H.R. 5332 Women, Peace, and Security Act of 2016 is a bipartisan bill sponsored by Rep. Kristi Noem [R, SD-0]. This bill promotes the participation of women in negotiation processes seeking to prevent and resolve violent conflict. The bill furthers President Obama’s 2011 executive order National Action Plan on Women, Peace, and Security – both sharing the goal in empowering women to gain an equal role in preventing conflict and building peace within the international community.

 

H.R. 5484 State Sponsors of Terrorism Review Enhancement Act is a bill sponsored by Rep. Ted Yoho [R, FL-3]. The bill changes the time parameters for removing a country from the State Sponsors of Terrorism list. Currently, the president can remove a country from the list if the country has not funded terrorist organizations for 6 months. This bill would increase the time to 24 months before the president can remove a country from the list. Additionally, the bill would double the time that Congress has to review the president’s decision. For example, the bill could be used to ensure that Pakistan stays on the list until it releases Dr. Afridi, who helped the CIA find Osama bin Laden.

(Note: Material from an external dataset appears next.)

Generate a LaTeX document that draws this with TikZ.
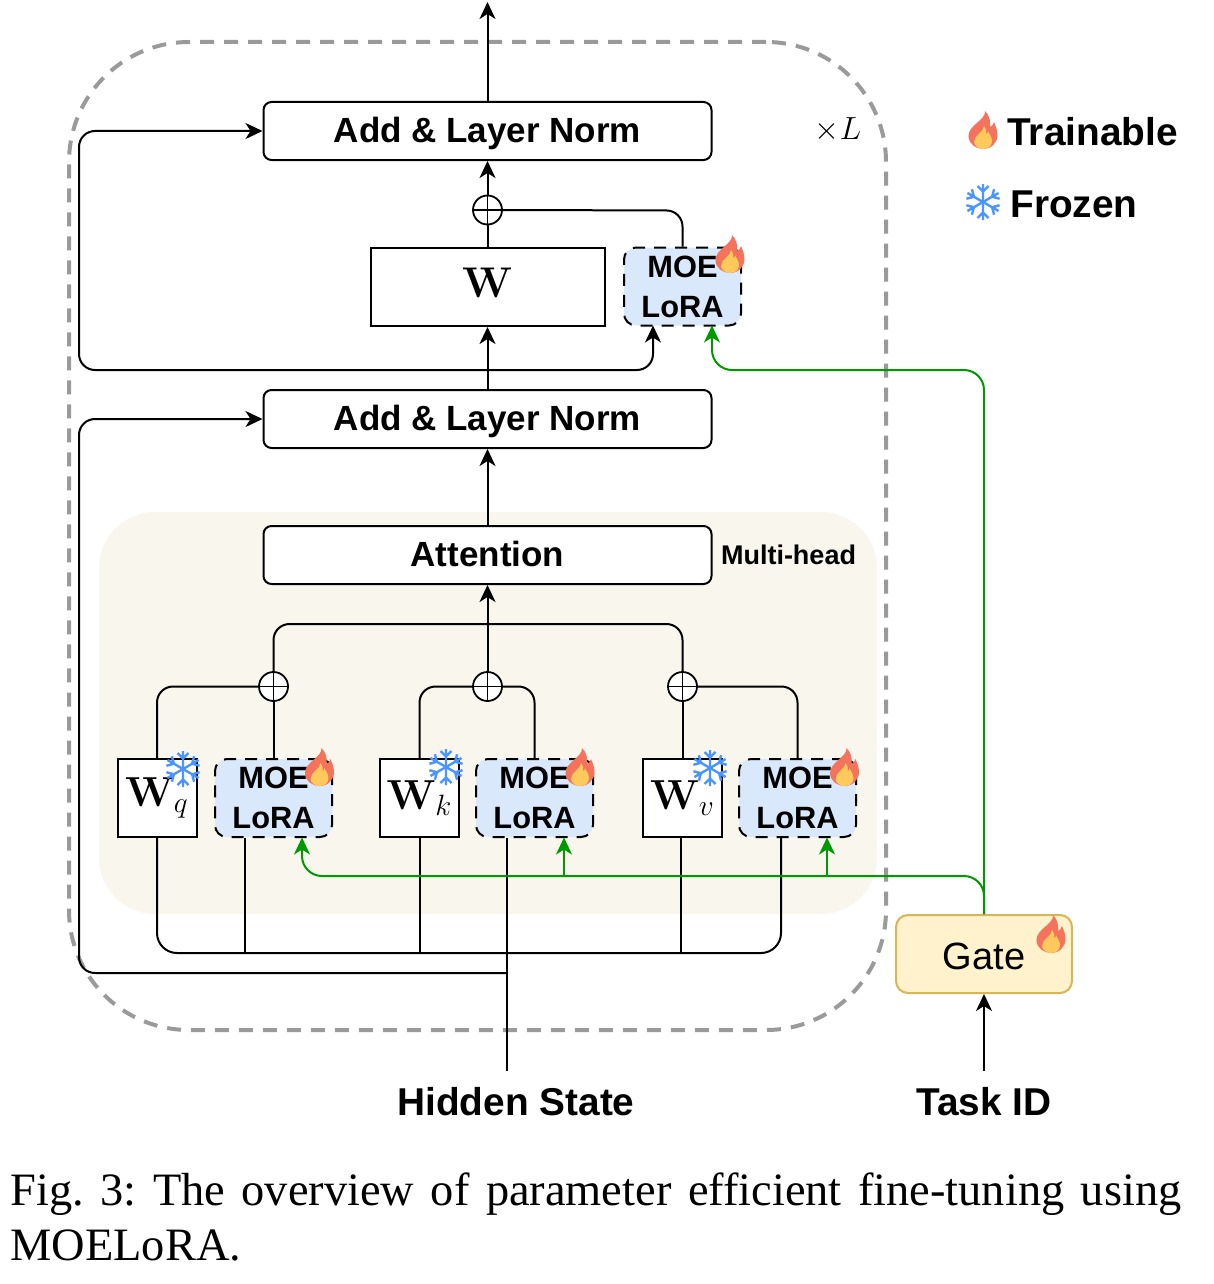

Rep. Alan Grayson [D, FL-9] raised concern that the bill is unconstitutional as it gives Congressional veto power over presidential orders. Chairman Ed Royce [R, CA-39] rebutted that the law already allows Congress to oppose the decision, and that this bill simply lengthens the time.

Now that these bills have been approved by the committee, the next step in the legislative process is a vote on the House Floor.